Manufacturing News

China car prices drop most in 2 years as dealership inventories climb, government says

China's passenger-vehicle prices fell the most in two years because of a worsening glut at auto dealerships, the nation's top economic planning agency said.

Average retail prices in May fell 1.1 percent from April, the steepest month-to-month drop since June 2010, Cheng Xiaodong, chief of auto price monitoring at the National Development and Reform Commission, said in a telephone interview Tuesday.

Automakers are overstocking cars at a time when dealers are pessimistic about their sales prospects, he said.

The price drops add to signs that Chinese consumer demand for cars is lagging behind the rising wholesale vehicle deliveries that automakers are reporting.

Last week, China's biggest dealer association said automakers need to scale back sales targets or sweeten incentives because the worsening glut across the nation's showrooms is unsustainable.

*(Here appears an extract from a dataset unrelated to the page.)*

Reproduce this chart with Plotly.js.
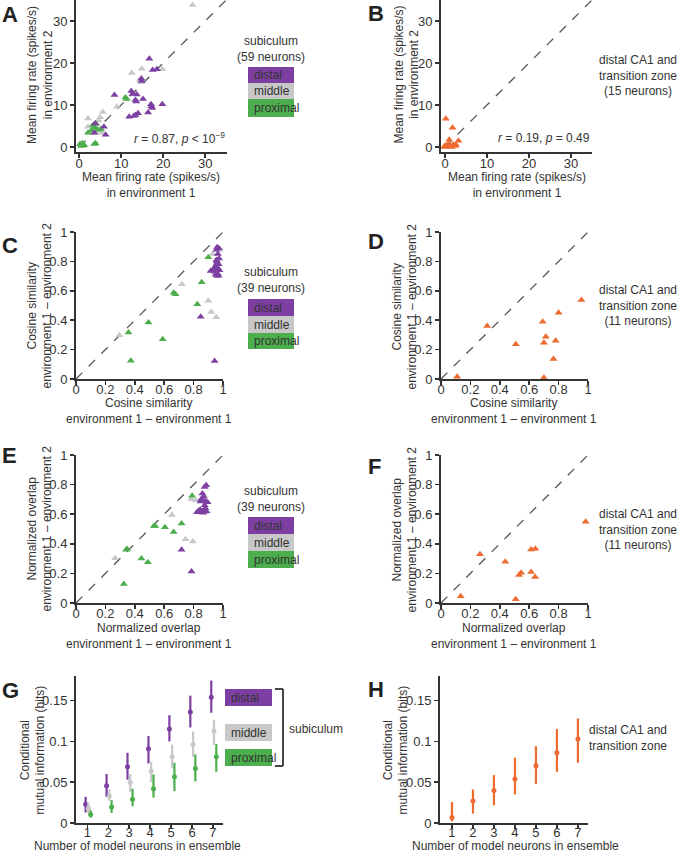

"The market is deteriorating quickly," said Vivien Chan, an analyst with SinoPac Securities Asia Ltd. in Hong Kong. "Price declines are no doubt adding more pressure on auto dealer stocks."

In the auto industry, month-to-month comparisons better reflect the health of vehicle demand than year-to-year data, the development and reform commission's Cheng said. Prices in May dropped 1.7 percent from a year earlier, deepening from April and in line with the drop in March, according to the commission's data.

Rising inventory
Average inventory carried at Chinese showrooms exceeded a 60-day supply by the end of May, compared with more than a 45-day supply at the end of April, said Luo Lei, deputy secretary general of the state-backed China Automobile Dealers Association.

Three days later, the official China Association of Automobile Manufacturers reported that wholesale deliveries of passenger vehicles in May climbed 23 percent from a year earlier to 1.3 million units, defying an economic slowdown that has forced China to cut interest rates, loosen lending restrictions and pursue stimulus measures.

Automakers disclose the number of vehicles sold to Chinese dealerships, but not retail sales to consumers.

"We think this is a very dangerous strategy of the automakers stuffing the dealers in the hopes of selling more," wrote Ole Hui and Jeremy Yeo, Hong Kong analysts at Mizuho Financial Group Inc., in a Tuesday report. "We think [automakers] are due for payback time and we may see production cuts and thus weaker wholesale sales in" the second half of 2012.

Dealerships carrying Japanese brands were hit hardest among the foreign joint ventures, said Feng Han, secretary general of the China Auto Dealers Chamber of Commerce, which has more than 2,300 members. Cars made by Volkswagen AG and General Motors were least affected by rising inventories at dealerships, Han said.

Seeing a rebound
Ma Chunping, a spokeswoman for Toyota Motor Corp.'s joint venture with China FAW Group Corp., said its dealership inventory levels range from 21 days to 36 days. Toyota's joint venture with Guangzho Automobile Group Co. is not experiencing an inventory problem, said spokesman Chen Daohong.

Spokesmen at Nissan Motor Co. and Honda Motor Co. did not immediately comment.

The automakers association says the industry is recovering from a slump that had kept January-to-April shipments down from a year earlier, Deputy Secretary General Yao Jie said in the association's briefing Saturday.

A week earlier, Kevin Wale, chief of General Motors' China operations, said he's "pretty optimistic" about Chinese consumer demand. "I can't see anything in the Chinese environment that's leading to an unusual decline in consumer confidence," Wale said in a May 31 interview in Shanghai.

Inventory worries in China may be overblown, Macquarie Group Ltd. analysts Jake Lynch and Zhixuan Lin wrote in a report Monday. Auto production lagged wholesale deliveries by 40,000 units in May, they wrote, and carmakers have "little incentive to overstock their dealers with cars that cannot be sold at targeted price points."